Scoop's notes:
Ghost Story was originally a best-selling horror
novel by Stephen King's friend and sometime
collaborator, Peter Straub. I read it. Pretty spooky
stuff which centered on a race of shape-shifters who
live among us. It is quite Lovecraftian in its use
of isolated New England settings as the battleground
for the war between us, johnny-come-lately human
beings, and them, an older race embodying what would
be unspeakable blasphemies in terms of our Christian
mythos. Most frightening of all, they represent an
eternal evil which cannot be completely eradicated.
For reasons which I cannot fathom, Universal paid to
acquire the rights to Straub's terrifying novel,
then ignored it. The book and the film have little
in common except a title and some character names.
So what is the film about?
Well sir, it seems that a bunch of old codgers in
New England have a terrible secret. Fifty years ago,
in a moment of drunken bickering, they accidentally
killed a mysterious foreign woman whom they were all
sweet on. Panicking, they disposed of her body by
stuffing her into her car and pushing the car to the
bottom of a pond. There was no reason for them to
panic, because the other locals quickly lost
interest in the woman's disappearance. She, however,
did not take death lying down. Her corpse may have
been in that waterlogged car, but her spirit
continued to roam the earth. In ghastly form, she
continued to haunt the old geezers and their
offspring.
Well, to tell you the truth, the one guy's son was
only there for plot exposition. Throughout the film,
he continues to ask the old guys if they know
something about this woman, and they gradually spin
their "Ghost Story." In order to reveal the mystery
at the appropriate pace, time switches back and
forth between the events surrounding her death and
the present day.
Blah, blah, yadda, yadda.
It's basically a scareless movie with a facile and
too-sudden resolution which will leave you thinking.
"That's it? That's all they had to do to defeat her?
Meh." Instead of winning a temporary respite from
timeless shape-shifting evil, they defeated her
soundly by simply opening a car door and exposing
her corpse to the light. That's it. End of movie.

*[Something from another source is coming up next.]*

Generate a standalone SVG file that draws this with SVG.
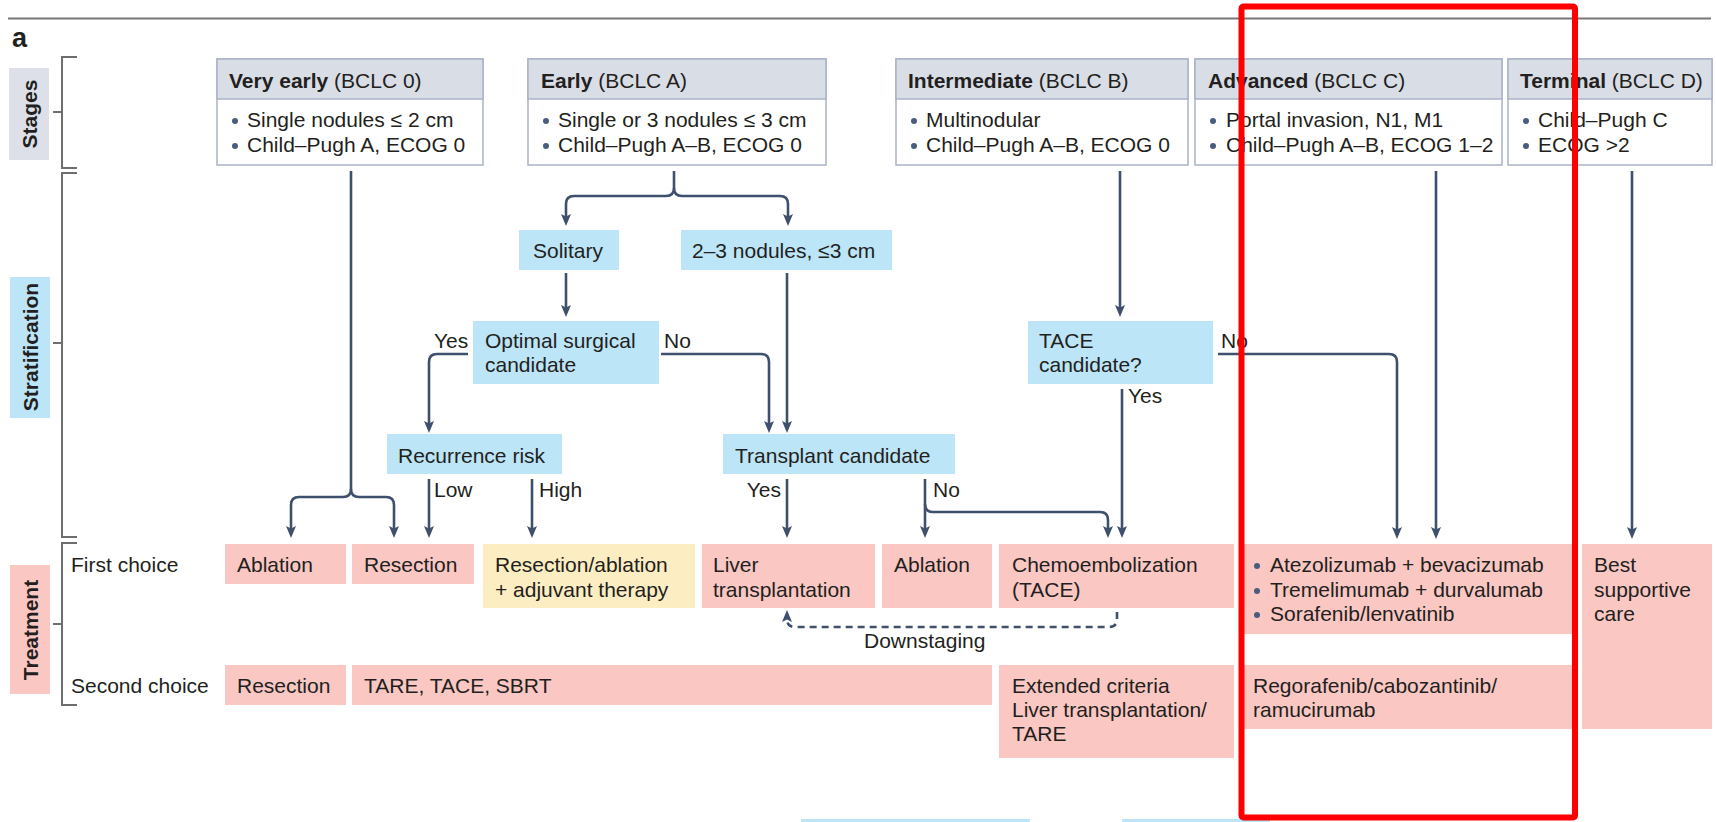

She is done in by the dreaded, feared, open car
door.
The best part of the movie, at least as far as I was
concerned, was the exquisite elegance of the woman,
as played by the Borg Queen herself, Alice Krige, as
the epitome of cold, sexy beauty, sort of a South
African version of Catherine Deneuve.
The film does have an interesting cast. The four
doddering old windbags are played by Melvyn Douglas,
Fred Astaire, Doug Fairbanks, and John Houseman, so
you'll get a chance to see how some of the great
screen figures aged. This was Douglas's last movie.